Kenni Gray and Naithan McCulloch both scored two tries apiece for Oban in a 24-5 victory.
And that sealed their second consecutive finals day appearance after last year’s narrow loss in the Bowl final to Auchinleck Academy.
Photo credit: Allan Wright
South Argyll Schools -under 16s
BMF BLOG - October 2018
Mind over matter:
Diminutive Darcy is determined to make it to the very top
By Gary Heatly
We all remember just how much delight Bill McLaren took in watching players who could light up a game of rugby and do something out of the ordinary with the ball in hand like David Campese.
Well Bill, who would have turned 95 on Tuesday if he was still with us, will now be watching on from above and taking delight in seeing a youngster from his beloved Hawick starting to get Scottish fans’ out of their seats with excitement.
Darcy Graham was invited along to next week’s Scotland training camp on Wednesday by Scotland head coach Gregor Townsend, clearing seeing him as a very good talent.
When winger Darcy signed for pro side Edinburgh Rugby from the Greens back in the summer of 2017 then acting head coach Duncan Hodge said he was “one of the most exciting prospects in Scottish rugby”.
He burst onto the Scotland under-20 scene during the 2016 Nations campaign and played his part as the age-grade outfit defeated England in their opening match.
As a result of that solid display he kept his place for the rest of the tournament and then was named in the squad for the World Championships in England that summer.

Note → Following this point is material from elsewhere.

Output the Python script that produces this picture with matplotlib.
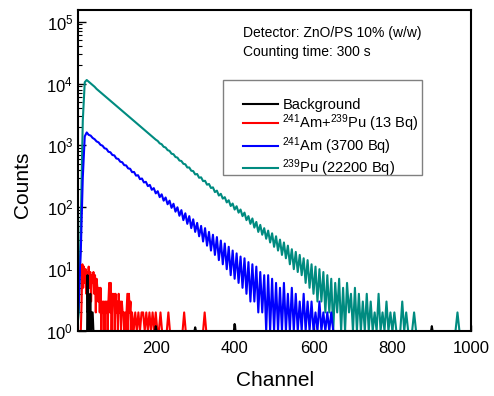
import numpy as np
import matplotlib
matplotlib.use('Agg')
import matplotlib.pyplot as plt
from matplotlib.patches import Rectangle

plt.rcParams['font.family'] = ['Liberation Sans', 'DejaVu Sans']
plt.rcParams['mathtext.fontset'] = 'custom'
plt.rcParams['mathtext.rm'] = 'Liberation Sans'
plt.rcParams['mathtext.it'] = 'Liberation Sans'

# 239Pu (22200 Bq), channels 0..1000 every 5
puChannels = np.arange(0, 1005, 5)
puCounts = ([1, 2, 60, 2500, 10500, 11400,
             10700, 10050, 9440, 8860, 8180, 7680, 7210, 6770, 6360, 5970,
             5610, 5260, 4940, 4640, 4365, 4100, 3850, 3610, 3390, 3185,
             2990, 2810, 2640, 2480, 2330, 2185, 2050, 1930, 1810, 1700,
             1596, 1499, 1407, 1321, 1240,
             1180, 1080, 1045, 950, 925, 840, 815, 735, 720, 650,
             635, 570, 560, 505, 495, 440, 440, 390, 385, 340,
             345, 300, 305, 265, 268, 232, 238, 205, 210, 176,
             186, 155, 165, 138, 146, 120, 130, 105, 115, 92,
             104, 82, 92, 72, 82, 62, 72, 54, 66, 47,
             58, 40, 52, 36, 46, 31, 42, 27, 38, 23,
             34, 20, 30, 17, 27, 15, 24, 12, 21, 10,
             19, 9, 17, 8, 15, 6, 14, 5, 12, 4,
             11, 3, 10, 3, 9, 2, 8, 2, 7, 1,
             6, 2, 7, 1, 5, 1, 6, 2, 4, 1,
             5, 1, 4, 1, 3, 1, 4, 1, 3, 1,
             2, 1, 4, 1, 2, 1, 3, 1, 2, 1,
             2, 1, 1, 1, 3, 1, 2, 1, 1, 1,
             2, 1]
            + [1] * 20 + [2] + [1] * 7)

# 241Am (3700 Bq), channels 0..650 every 5
amChannels = np.arange(0, 655, 5)
amCounts = [1, 3, 20, 300, 1400, 1620,
            1480, 1440, 1320, 1260, 1160, 1120, 1020, 990, 900, 880,
            790, 775, 700, 690, 615, 605, 545, 535, 480, 475,
            425, 420, 370, 372, 325, 330, 285, 292, 252, 258,
            220, 230, 192, 204, 168,
            182, 146, 162, 128, 144, 112, 128, 98, 114, 85,
            100, 73, 90, 62, 80, 54, 72, 46, 64, 40,
            56, 34, 50, 28, 46, 24, 40, 20, 36, 17,
            33, 14, 29, 12, 26, 10, 23, 8, 20, 7,
            18, 6, 16, 5, 15, 4, 13, 3, 12, 3,
            11, 2, 9, 2, 8, 1, 8, 1, 7, 1,
            6, 1, 5, 1, 6, 1, 4, 1, 5, 1,
            4, 1, 3, 1, 4, 1, 3, 1, 3, 1,
            2, 1, 3, 1, 2, 1, 2, 1, 2, 1]

# 241Am+239Pu (13 Bq)
mixChannels = np.concatenate([np.arange(0, 140, 2), np.arange(140, 424, 4)])
mixCounts = ([1, 1, 1, 1, 1, 1, 3, 12, 5, 11, 6, 10, 4, 9, 7, 11, 5, 9, 3, 8,
              6, 9, 4, 8, 2, 7, 5, 3, 5, 2, 5, 1, 3, 2, 3, 1, 3, 2, 3, 1,
              3, 6, 2, 6, 1, 4, 3, 4, 1, 4, 2, 3, 1, 4, 2, 3, 1, 3, 2, 2,
              1, 2, 1, 2, 4, 1, 4, 2, 3, 1]
             + [2, 1, 2, 1, 2, 1, 2, 2, 1, 2, 1, 2, 1, 2, 1, 2, 1, 1]
             + [2] + [1] * 4 + [2] + [1] * 9 + [2] + [1] * 12 + [2] + [1] * 24)

# Background
bgChannels = [0, 20, 26, 27, 28, 30, 32, 34, 36, 38, 40, 42, 44,
              198, 200, 202, 298, 300, 302, 398, 400, 402, 898, 900, 902, 1000]
bgCounts = [1, 1, 1, 8, 2, 3, 1, 4, 1, 2, 2, 1, 1,
            1, 1.2, 1, 1, 1.15, 1, 1, 1.3, 1, 1, 1.2, 1, 1]

seriesLabels = ['Background',
                r'$^{241}$Am+$^{239}$Pu (13 Bq)',
                r'$^{241}$Am (3700 Bq)',
                r'$^{239}$Pu (22200 Bq)']
seriesColors = ['black', '#ff0000', '#0000ff', '#008b80']


def createGraphicPlot():
    fig = plt.figure(figsize=(4.94, 3.96), dpi=100)
    ax = fig.add_axes([0.158, 0.164, 0.796, 0.811])

    lw = 1.5
    linePu, = ax.plot(puChannels, puCounts, color=seriesColors[3], lw=lw)
    lineAm, = ax.plot(amChannels, amCounts, color=seriesColors[2], lw=lw)
    lineMix, = ax.plot(mixChannels, mixCounts, color=seriesColors[1], lw=lw)
    lineBg, = ax.plot(bgChannels, bgCounts, color=seriesColors[0], lw=lw)

    ax.set_yscale('log')
    ax.set_ylim(1, 10 ** 5.19)
    ax.set_xlim(3, 1000)
    ax.set_xticks([200, 400, 600, 800, 1000])
    ax.set_yticks([1, 10, 100, 1000, 10000, 100000])
    ax.tick_params(axis='both', which='both', direction='in', labelsize=12)
    ax.tick_params(axis='y', which='major', length=6, width=1)
    ax.tick_params(axis='y', which='minor', length=3, width=0.8)
    ax.tick_params(axis='x', which='major', length=4, width=1, pad=7)
    for spine in ax.spines.values():
        spine.set_linewidth(1.5)

    ax.set_xlabel('Channel', fontsize=15, labelpad=11)
    ax.set_ylabel('Counts', fontsize=15)
    ax.yaxis.set_label_coords(-0.118, 0.455)

    fig.text(243 / 494, 1 - 33 / 396, 'Detector: ZnO/PS 10% (w/w)',
             fontsize=10, va='center', ha='left')
    fig.text(243 / 494, 1 - 52 / 396, 'Counting time: 300 s',
             fontsize=10, va='center', ha='left')

    fig.patches.append(Rectangle((223 / 494, 1 - 175 / 396), 199 / 494, 95 / 396,
                                 transform=fig.transFigure, fill=False,
                                 edgecolor='#808080', lw=1))
    ax.legend([lineBg, lineMix, lineAm, linePu], seriesLabels,
              loc='upper left', bbox_to_anchor=(243 / 494, 1 - 98 / 396),
              bbox_transform=fig.transFigure, frameon=False, fontsize=10.5,
              borderpad=0, borderaxespad=0, handlelength=2.4,
              handletextpad=0.3, labelspacing=0.05)

    fig.savefig('out.png', dpi=100)


def main():
    createGraphicPlot()


if __name__ == "__main__":
    main()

He started the opening pool match against Australia and helped the side to another victory with an absolute cracker of a try, taking the ball on a great angle and running in for the score from 50 metres out.
The former Hawick High School pupil was unfortunately injured later in the same game and missed the rest of the tournament.
However, he bounced back and is now showing a wider audience what he can do for Richard Cockerill’s Edinburgh team.
For years Wales and British & Irish Lions winger Shane Williams was constantly asked about his size - or lack of it - and used to reply: “just remember, it's the size of the smile that counts”.
The five foot seven inch tall flyer also answered his critics by scoring tries by the barrowload at all levels.
Darcy, the latest talent to come out of the Hawick factory and who is of similar stature to Shane, is now in his second season as a full-time pro.
And having had a taste of top level action and played brilliantly for the Scotland Sevens team last term he is now keen to push on.
A quad injury - he tore it twice - during pre-season held him back a few weeks, but he has started the last two Edinburgh matches against the Cheetahs and then Montpellier on the wing.
Ahead of Saturday’s crucial second pool five Heineken’s Champions Cup match against Toulon at BT Murrayfield the 21-year-old said: “I want to prove a point that there is still room for these small boys in the game.
“You have to go out and play each game as it comes and just enjoy the experience. It is kind of difficult [going up against bigger players], technique comes into it a lot as these big boys run flat out and it is very hard to stop them, so you just get there and get your body in front of them.
“Sometimes I have heard people saying ‘oh he will be too small’ and ‘his defence will be weak’, but I just go out and try and do well. Defending has been the main thing I have been working on of late, trying to get more dominant in tackles, trying to get off the line quickly.
“I came into Edinburgh in my first year and I was 77 kilos and I am now 84 so it is fair bit of weight to put on in just over a year.
“When I did my quad it was good because I could get into the gym for two sessions a day and build up my strength, it was brutal for four or five weeks, but really worth it.
“It has helped me with carrying, getting over the gain line and breaking tackles. It has not slowed me down, I am feeling really sharp now.
“You can do as many ups and downs as you want on the back pitches, but real fitness only comes right back with games.
“I have made no secret about it, my dream is to play for Scotland and that is what I am always striving for.”